Het Maastricht UMC+ maakt bekend voor het eerst een patiënt met een groot botdefect na een ernstige onderbeenbreuk met succes behandeld te hebben met behulp van een combinatie van biologisch afbreekbaar 3D-geprint implantaat, lichaamseigen stamcellen en botweefsel. Hiermee is een amputatie van het onderbeen bij de patiënt voorkomen.
Enkele tientallen keren per jaar krijgen Nederlandse patiënten te maken met een dusdanige botbreuk van het onderbeen dat amputeren de enige optie is. Dit komt door de grootte van het ontbrekende stuk bot, wat niet kan worden overbrugd. Het Maastricht UMC+ wijst op de impact die een dergelijke amputatie in veel gevallen heeft op patiënten. Het gaat hierbij niet alleen om een lichamelijke impact, maar ook om negatieve invloed op de psychische gesteldheid. Zo kan een amputatie door patiënten als een traumatische ervaring worden ervaren.
De nieuwe behandeltechniek die het ziekenhuis onlangs heeft ingezet biedt uitkomst. Hierbij wordt allereerst een CT-scan gemaakt van het onderbeen van de patiënt, waarmee de breuk in beeld wordt gebracht. Op basis van deze scan wordt een gepersonaliseerd 3D-frame geproduceerd met behulp van een 3D-printer. Dit frame wordt gebaseerd op hetzelfde stuk bot in het andere been van de patiënt, dat nog wel in tact is.
Het frame wordt via een operatieve ingreep in de breuk geplaatst. Het implantaat bestaat uit twee componenten: een basis van een polymeer genaamd polycaprolactone met daar bovenop een laagje tricalciumfosfaat, dat van nature ook in botweefsel aanwezig is en botgroei stimuleert. Het implantaat is ontwikkeld door het Australische bedrijf Osteopore in samenwerking met het Maastricht UMC+ en het Maastrichtse onderzoeksinstituut MERLN.
Wetenschapper Martijn van Griensven is nauw betrokken bij die ontwikkeling van het frame. Van Griensven licht in een artikel op de website van Maastricht UMC+ toe: “Vergelijk het met de afstand tussen Katwijk en Engeland. Je weet dat er aan de overkant van dat water nog land ligt, maar je ziet het niet. Zo is het bij zo’n grote botbreuk ook; het lijkt een onmogelijke taak de afstand te overbruggen. We zijn ons gaan afvragen: is er iets dat wij in het lab kunnen maken, buiten het lichaam dus, dat we vervolgens in het gat kunnen plaatsen waardoor we de breuk kunnen laten helen en de patiënt het bot weer kan belasten?”

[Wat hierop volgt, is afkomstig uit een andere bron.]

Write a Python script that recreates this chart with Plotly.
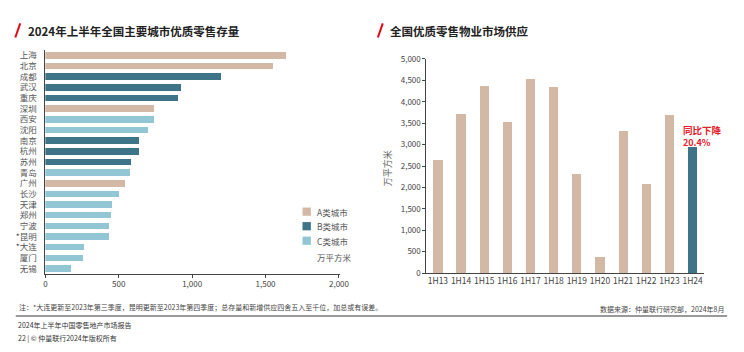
import plotly.graph_objects as go

W, H = 744, 352
def px(x): return x / W
def py(y): return 1 - y / H

FONT = "Noto Sans CJK SC, Open Sans, sans-serif"

# ---- Left chart data ----
cities = ["上海", "北京", "成都", "武汉", "重庆", "深圳", "西安", "沈阳", "南京", "杭州",
          "苏州", "青岛", "广州", "长沙", "天津", "郑州", "宁波", "*昆明", "*大连", "厦门", "无锡"]
stock = [1640, 1550, 1198, 925, 907, 739, 737, 699, 639, 635,
         585, 578, 545, 505, 456, 449, 436, 431, 261, 255, 176]
city_class = ["A", "A", "B", "B", "B", "A", "C", "C", "B", "B",
              "B", "C", "A", "C", "C", "C", "C", "C", "C", "C", "C"]
class_order = ["A", "B", "C"]
class_names = {"A": "A类城市", "B": "B类城市", "C": "C类城市"}
class_colors = {"A": "#D2B8A5", "B": "#3E7487", "C": "#93C6D4"}

# ---- Right chart data ----
periods = ["1H13", "1H14", "1H15", "1H16", "1H17", "1H18", "1H19", "1H20", "1H21", "1H22", "1H23", "1H24"]
supply = [2640, 3726, 4376, 3523, 4541, 4337, 2308, 378, 3326, 2090, 3693, 2940]
supply_colors = ["#D2B8A5"] * 11 + ["#3E7487"]

x_ticks_left = [0, 500, 1000, 1500, 2000]
y_ticks_right = list(range(0, 5001, 500))

fig = go.Figure()

for cls in class_order:
    ys = [c for c, k in zip(cities, city_class) if k == cls]
    xs = [v for v, k in zip(stock, city_class) if k == cls]
    fig.add_trace(go.Bar(
        x=xs, y=ys, orientation="h", name=class_names[cls],
        marker=dict(color=class_colors[cls], line=dict(width=0)),
        xaxis="x", yaxis="y", showlegend=False))

fig.add_trace(go.Bar(
    x=periods, y=supply, marker=dict(color=supply_colors, line=dict(width=0)),
    xaxis="x2", yaxis="y2", showlegend=False, width=0.4))

# reference line at 1H24 level
fig.add_trace(go.Scatter(
    x=[-0.2, len(periods) - 1 - 0.2], y=[supply[-1], supply[-1]],
    mode="lines", line=dict(color="#4FA8C4", width=1.2, dash="dot"),
    xaxis="x2", yaxis="y2", showlegend=False, hoverinfo="skip"))

axis_grey = "#444444"
tick_font = dict(family=FONT, size=8, color="#444444")

fig.update_layout(
    width=W, height=H, margin=dict(l=0, r=0, t=0, b=0),
    paper_bgcolor="white", plot_bgcolor="white",
    barmode="stack", bargap=0.39, showlegend=False,
    font=dict(family=FONT, color="#333333"),
    xaxis=dict(domain=[px(44), px(343.5)], range=[0, 2010], tickvals=x_ticks_left,
               tickformat=",d", showgrid=False, zeroline=False, showline=True,
               linecolor=axis_grey, linewidth=1, ticks="outside", ticklen=3,
               tickcolor=axis_grey, tickfont=tick_font, anchor="y"),
    yaxis=dict(domain=[py(276.5), py(45.5)], type="category", categoryorder="array",
               categoryarray=cities, autorange="reversed", showgrid=False, zeroline=False,
               tickmode="array", tickvals=cities, ticktext=cities,
               showline=True, linecolor=axis_grey, linewidth=1, ticks="",
               ticklabelstandoff=6,
               tickfont=dict(family=FONT, size=8.5, color="#555555"), anchor="x"),
    xaxis2=dict(domain=[px(430.7), px(712.7)], type="category", showgrid=False,
                zeroline=False, showline=True, linecolor=axis_grey, linewidth=1,
                ticks="", tickfont=dict(family=FONT, size=8.5, color="#444444"),
                anchor="y2", range=[-0.5, len(periods) - 0.5]),
    yaxis2=dict(domain=[py(275.7), py(54.7)], range=[0, 5000], tickvals=y_ticks_right,
                tickformat=",d", showgrid=False, zeroline=False, showline=True,
                linecolor=axis_grey, linewidth=1, ticks="outside", ticklen=3,
                tickcolor=axis_grey, tickfont=tick_font, anchor="x2"),
)

def ann(text, x, y, xanchor="left", size=8.5, color="#333333", **kw):
    return dict(text=text, x=px(x), y=py(y), xref="paper", yref="paper",
                xanchor=xanchor, yanchor="middle", showarrow=False,
                font=dict(family=FONT, size=size, color=color), **kw)

annotations = [
    ann("<b>2024年上半年全国主要城市优质零售存量</b>", 24, 25.5, size=11.5, color="#222222"),
    ann("<b>全国优质零售物业市场供应</b>", 392, 25.5, size=11.5, color="#222222"),
    ann("万平方米", 318, 258.7, size=8.5, color="#555555"),
    ann("万平方米", 391.3, 168, xanchor="center", size=9, color="#666666", textangle=-90),
    ann("<b>同比下降</b>", 689, 128.5, size=9.5, color="#E5202B"),
    ann("<b>20.4%</b>", 689, 140.5, size=9, color="#E5202B"),
    ann("注：*大连更新至2023年第三季度，昆明更新至2023年第四季度；总存量和新增供应四舍五入至千位，加总或有误差。",
        15, 311, size=7, color="#444444"),
    ann("数据来源：仲量联行研究部，2024年8月", 735, 312.5, xanchor="right", size=7, color="#444444"),
    ann("2024年上半年中国零售地产市场报告", 14, 329.5, size=7, color="#333333"),
    ann("22 | © 仲量联行2024年版权所有", 14, 342.5, size=7, color="#333333"),
]

shapes = [
    dict(type="line", xref="paper", yref="paper", x0=px(13.5), y0=py(32.5), x1=px(18.5), y1=py(18),
         line=dict(color="#E30613", width=2)),
    dict(type="line", xref="paper", yref="paper", x0=px(381.5), y0=py(32.5), x1=px(386.5), y1=py(18),
         line=dict(color="#E30613", width=2)),
    dict(type="line", xref="paper", yref="paper", x0=px(14), y0=py(320), x1=px(736), y1=py(320),
         line=dict(color="#9A9A9A", width=2)),
]

# custom legend (swatch + label) for the city classes
for i, cls in enumerate(class_order):
    yc = 212.3 + 15 * i
    shapes.append(dict(type="rect", xref="paper", yref="paper",
                       x0=px(305), x1=px(313.5), y0=py(yc + 4.25), y1=py(yc - 4.25),
                       fillcolor=class_colors[cls], line=dict(width=0)))
    annotations.append(ann(class_names[cls], 317.5, yc, size=8.5, color="#555555"))

fig.update_layout(annotations=annotations, shapes=shapes)

fig.write_html("out.html")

Botten bestaan in belangrijke mate uit kalk en bevatten heel kleine gaatjes. In dit gaatjes zijn botcellen aanwezig. Van Griensven: “Zie het als de grotten die je vindt in bepaalde streken in Spanje. Holen in de bergen waarin mensen grotwoningen hebben gemaakt. Zo kun je een bot met botcellen in ons lichaam zien.” De wetenschappers hebben geprobeerd precies zo’n materiaal te maken van kalk met gaatjes. “Het lukte”, vertelt Van Griensven. “We hebben een oplosbaar plastic gemaakt met holtes en dat met kalk overtrokken, heel vergelijkbaar met onze botten.”
Via het beenmerg van de patiënt worden tijdens de operatie stamcellen afgenomen. Deze stamcellen worden in een hoge concentratie samen met lichaamseigen botweefsel aangebracht op het operatief geplaatste 3D-frame. Dit zorgt ervoor dat uiteindelijk nieuw botweefsel begint te groeien aan het frame. Het 3D-frame is van biologisch afbreekbaar materiaal vervaardigd en wordt hierdoor na verloop van tijd volledig afgebroken. Dit is een belangrijk voordeel dat een tweede operatie voor het verwijderen van het frame overbodig maakt.
Traumachirurgen Martijn Poeze en Taco Blokhuis zijn enthousiast over de nieuwe techniek: “Als we mensen het fysieke en mentale leed van een amputatie kunnen besparen dan is dat natuurlijk heel veel waard. Je voorkomt dat patiënten de rest van hun leven een prothese moeten dragen met alle ongemakken die daarbij horen. We kunnen op deze manier dan ook een veel beter toekomstperspectief bieden.”
Van Griensven benadrukt de nauwkeurigheid waarmee het implantaat wordt gemaakt. “Het vergt een bijzondere precisie om exact een implantaat te maken dat afgestemd is op de individuele patiënt. Daarnaast moet dit ook uiterst steriel gebeuren om infecties te voorkomen nadat het frame is ingebracht bij de patiënt”, aldus de wetenschapper.
Bij de productie van het 3D-frame dat wordt geïmplanteerd is steriliteit van groot belang om de kans op infecties te minimaliseren. Het frame is daarom 3D-geprint in Singapore, waar dit proces met een ‘zeer schone printer’ kan worden uitgevoerd.